:: Records shown

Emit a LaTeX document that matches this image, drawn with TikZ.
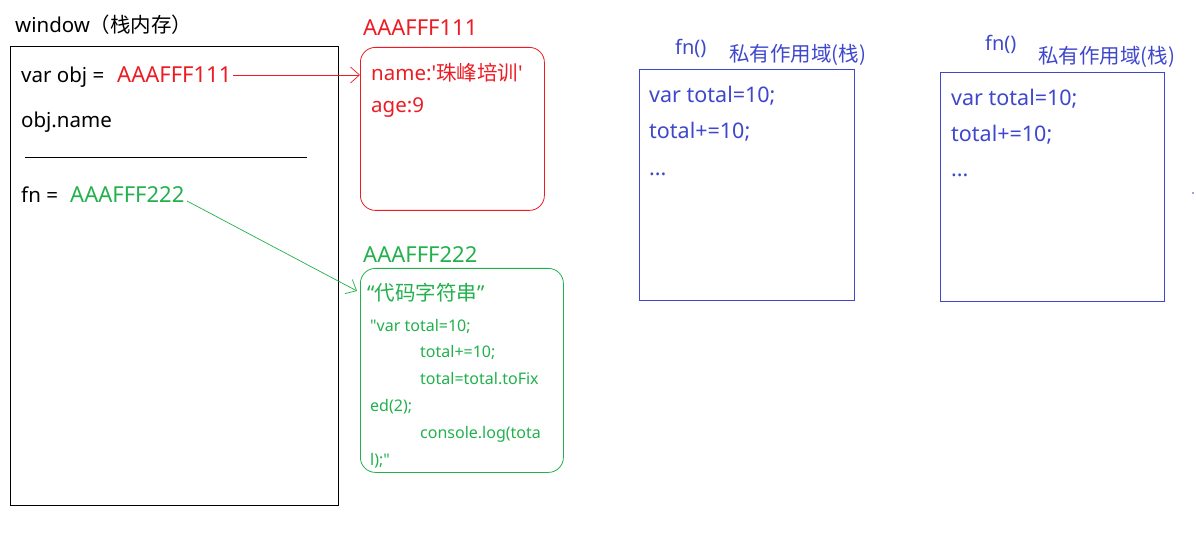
\documentclass[tikz,border=0pt]{standalone}
\usepackage{fontspec}
\setmainfont{Noto Sans}[Ligatures=TeXOff]
\newfontfamily\cjk{Noto Sans CJK SC}[Ligatures=TeXOff]
\usetikzlibrary{arrows.meta}
\definecolor{pred}{HTML}{ED1C24}
\definecolor{pgreen}{HTML}{22B14C}
\definecolor{pblue}{HTML}{3F48CC}
\tikzset{
  txt/.style={anchor=base west,inner sep=0pt,font=\fontsize{20.5}{22}\selectfont},
  addr/.style={anchor=base west,inner sep=0pt,font=\fontsize{22}{24}\selectfont},
  btxt/.style={anchor=base west,inner sep=0pt,font=\fontsize{21.5}{24}\selectfont,text=pblue},
  code/.style={anchor=base west,inner sep=0pt,font=\fontsize{16}{17}\selectfont,text=pgreen},
  boxr/.style={draw,anchor=north west,inner sep=0pt,line width=0.8pt},
  barb/.style={-{Straight Barb[length=9pt,width=16pt,line width=0.7pt]},line width=0.7pt},
}
\begin{document}
\begin{tikzpicture}[x=1pt,y=-1pt]
\useasboundingbox[fill=white] (0,0) rectangle (1196,545);
% window stack
\node[txt,font=\fontsize{20.5}{22}\selectfont] (wlabel) at (15,33) {window{\cjk（栈内存）}};
\node[boxr,minimum width=328pt,minimum height=459pt] (win) at (10,46) {};
\node[txt] (vobj) at (21,83) {var obj =};
\node[addr,text=pred] (addr1) at (117,83) {AAAFFF111};
\node[txt] (objname) at (21,128) {obj.name};
\coordinate (sepL) at (25,157);
\coordinate (sepR) at (307,157);
\draw[line width=0.8pt] (sepL) -- (sepR);
\node[txt] (fneq) at (21,203) {fn =};
\node[addr,text=pgreen] (addr2) at (70,203) {AAAFFF222};
% heap 1
\node[addr,text=pred] (h1label) at (363,36) {AAAFFF111};
\node[boxr,draw=pred,rounded corners=15pt,minimum width=184pt,minimum height=163pt] (heap1) at (360,47) {};
\node[txt,text=pred] (h1a) at (371,81) {name:'{\cjk 珠峰培训}'};
\node[txt,text=pred] (h1b) at (371,113) {age:9};
% heap 2
\node[addr,text=pgreen] (h2label) at (363,263) {AAAFFF222};
\node[boxr,draw=pgreen,rounded corners=15pt,minimum width=203pt,minimum height=204pt] (heap2) at (360,268) {};
\node[txt,text=pgreen] (h2t) at (367,301) {“{\cjk 代码字符串}”};
\node[code] (c1) at (370,331) {"var total=10;};
\node[code] (c2) at (420,357) {total+=10;};
\node[code] (c3) at (420,384) {total=total.toFix};
\node[code] (c4) at (370,411) {ed(2);};
\node[code] (c5) at (420,438) {console.log(tota};
\node[code] (c6) at (370,465) {l);"};
% arrows
\coordinate (r1) at (233,75);
\draw[barb,pred] (r1) -- (r1 -| heap1.west);
\coordinate (g1) at (187,201);
\coordinate (g2) at (357,291);
\draw[barb,pgreen] (g1) -- (g2);
% fn scope 1
\node[txt,text=pblue,font=\fontsize{20}{22}\selectfont] (f1) at (675,55) {fn()};
\node[txt,text=pblue,font=\fontsize{20.5}{22}\cjk] (p1) at (729,62) {私有作用域(栈)};
\node[boxr,draw=pblue,minimum width=215pt,minimum height=231pt] (s1) at (639,69) {};
\node[btxt] (s1a) at (649,103) {var total=10;};
\node[btxt] (s1b) at (649,139) {total+=10;};
\node[btxt] (s1c) at (649,176) {...};
% fn scope 2
\node[txt,text=pblue,font=\fontsize{20}{22}\selectfont] (f2) at (985,51) {fn()};
\node[txt,text=pblue,font=\fontsize{20.5}{22}\cjk] (p2) at (1038,64) {私有作用域(栈)};
\node[boxr,draw=pblue,minimum width=224pt,minimum height=229pt] (s2) at (940,72) {};
\node[btxt] (s2a) at (951,106) {var total=10;};
\node[btxt] (s2b) at (951,142) {total+=10;};
\node[btxt] (s2c) at (951,177) {...};
\fill[pblue] (1193,193) circle (0.9pt);
\end{tikzpicture}
\end{document}
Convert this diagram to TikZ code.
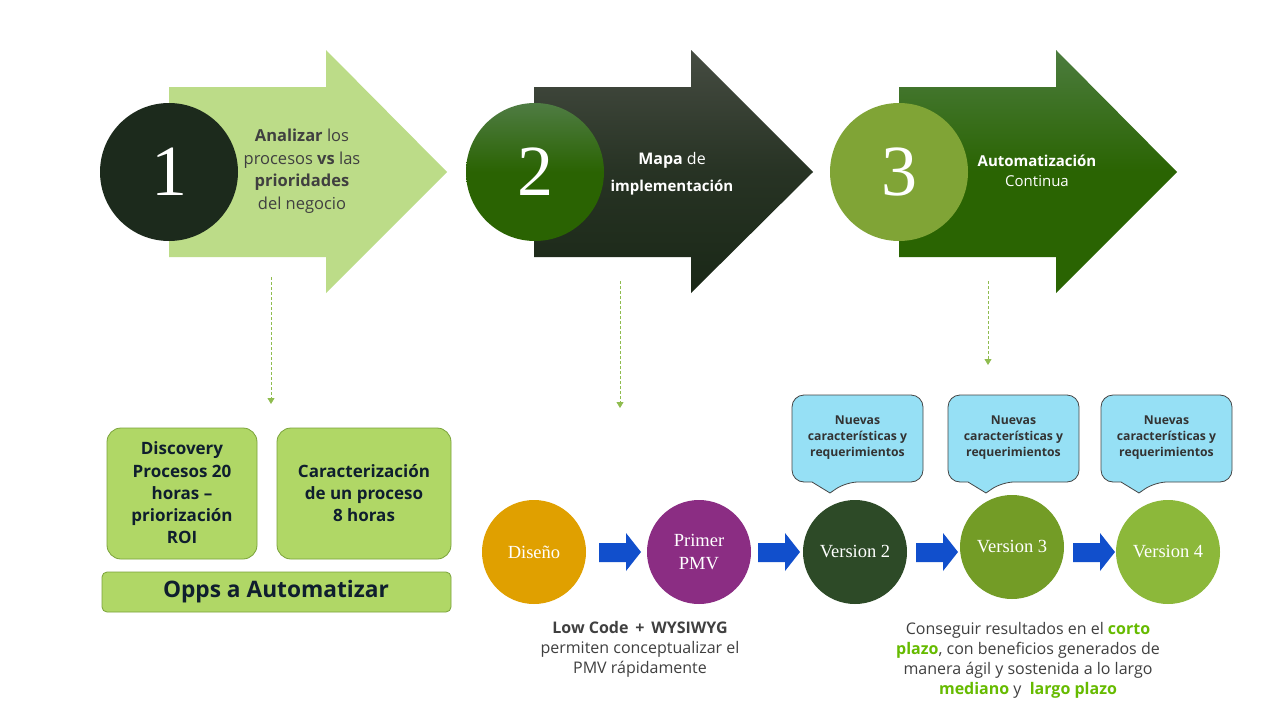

::::

→ Task brief
Take the listing above and print it exactly, apart from the pictures.

→ Final answer
Emit a LaTeX document that matches this image, drawn with TikZ.
\documentclass[tikz,border=0pt]{standalone}
\usepackage{fontspec}
\setmainfont{Noto Sans}[Ligatures=TeXOff]
\newfontfamily\cjk{Noto Sans CJK SC}[Ligatures=TeXOff]
\usetikzlibrary{arrows.meta}
\definecolor{pred}{HTML}{ED1C24}
\definecolor{pgreen}{HTML}{22B14C}
\definecolor{pblue}{HTML}{3F48CC}
\tikzset{
  txt/.style={anchor=base west,inner sep=0pt,font=\fontsize{20.5}{22}\selectfont},
  addr/.style={anchor=base west,inner sep=0pt,font=\fontsize{22}{24}\selectfont},
  btxt/.style={anchor=base west,inner sep=0pt,font=\fontsize{21.5}{24}\selectfont,text=pblue},
  code/.style={anchor=base west,inner sep=0pt,font=\fontsize{16}{17}\selectfont,text=pgreen},
  boxr/.style={draw,anchor=north west,inner sep=0pt,line width=0.8pt},
  barb/.style={-{Straight Barb[length=9pt,width=16pt,line width=0.7pt]},line width=0.7pt},
}
\begin{document}
\begin{tikzpicture}[x=1pt,y=-1pt]
\useasboundingbox[fill=white] (0,0) rectangle (1196,545);
% window stack
\node[txt,font=\fontsize{20.5}{22}\selectfont] (wlabel) at (15,33) {window{\cjk（栈内存）}};
\node[boxr,minimum width=328pt,minimum height=459pt] (win) at (10,46) {};
\node[txt] (vobj) at (21,83) {var obj =};
\node[addr,text=pred] (addr1) at (117,83) {AAAFFF111};
\node[txt] (objname) at (21,128) {obj.name};
\coordinate (sepL) at (25,157);
\coordinate (sepR) at (307,157);
\draw[line width=0.8pt] (sepL) -- (sepR);
\node[txt] (fneq) at (21,203) {fn =};
\node[addr,text=pgreen] (addr2) at (70,203) {AAAFFF222};
% heap 1
\node[addr,text=pred] (h1label) at (363,36) {AAAFFF111};
\node[boxr,draw=pred,rounded corners=15pt,minimum width=184pt,minimum height=163pt] (heap1) at (360,47) {};
\node[txt,text=pred] (h1a) at (371,81) {name:'{\cjk 珠峰培训}'};
\node[txt,text=pred] (h1b) at (371,113) {age:9};
% heap 2
\node[addr,text=pgreen] (h2label) at (363,263) {AAAFFF222};
\node[boxr,draw=pgreen,rounded corners=15pt,minimum width=203pt,minimum height=204pt] (heap2) at (360,268) {};
\node[txt,text=pgreen] (h2t) at (367,301) {“{\cjk 代码字符串}”};
\node[code] (c1) at (370,331) {"var total=10;};
\node[code] (c2) at (420,357) {total+=10;};
\node[code] (c3) at (420,384) {total=total.toFix};
\node[code] (c4) at (370,411) {ed(2);};
\node[code] (c5) at (420,438) {console.log(tota};
\node[code] (c6) at (370,465) {l);"};
% arrows
\coordinate (r1) at (233,75);
\draw[barb,pred] (r1) -- (r1 -| heap1.west);
\coordinate (g1) at (187,201);
\coordinate (g2) at (357,291);
\draw[barb,pgreen] (g1) -- (g2);
% fn scope 1
\node[txt,text=pblue,font=\fontsize{20}{22}\selectfont] (f1) at (675,55) {fn()};
\node[txt,text=pblue,font=\fontsize{20.5}{22}\cjk] (p1) at (729,62) {私有作用域(栈)};
\node[boxr,draw=pblue,minimum width=215pt,minimum height=231pt] (s1) at (639,69) {};
\node[btxt] (s1a) at (649,103) {var total=10;};
\node[btxt] (s1b) at (649,139) {total+=10;};
\node[btxt] (s1c) at (649,176) {...};
% fn scope 2
\node[txt,text=pblue,font=\fontsize{20}{22}\selectfont] (f2) at (985,51) {fn()};
\node[txt,text=pblue,font=\fontsize{20.5}{22}\cjk] (p2) at (1038,64) {私有作用域(栈)};
\node[boxr,draw=pblue,minimum width=224pt,minimum height=229pt] (s2) at (940,72) {};
\node[btxt] (s2a) at (951,106) {var total=10;};
\node[btxt] (s2b) at (951,142) {total+=10;};
\node[btxt] (s2c) at (951,177) {...};
\fill[pblue] (1193,193) circle (0.9pt);
\end{tikzpicture}
\end{document}
Convert this diagram to TikZ code.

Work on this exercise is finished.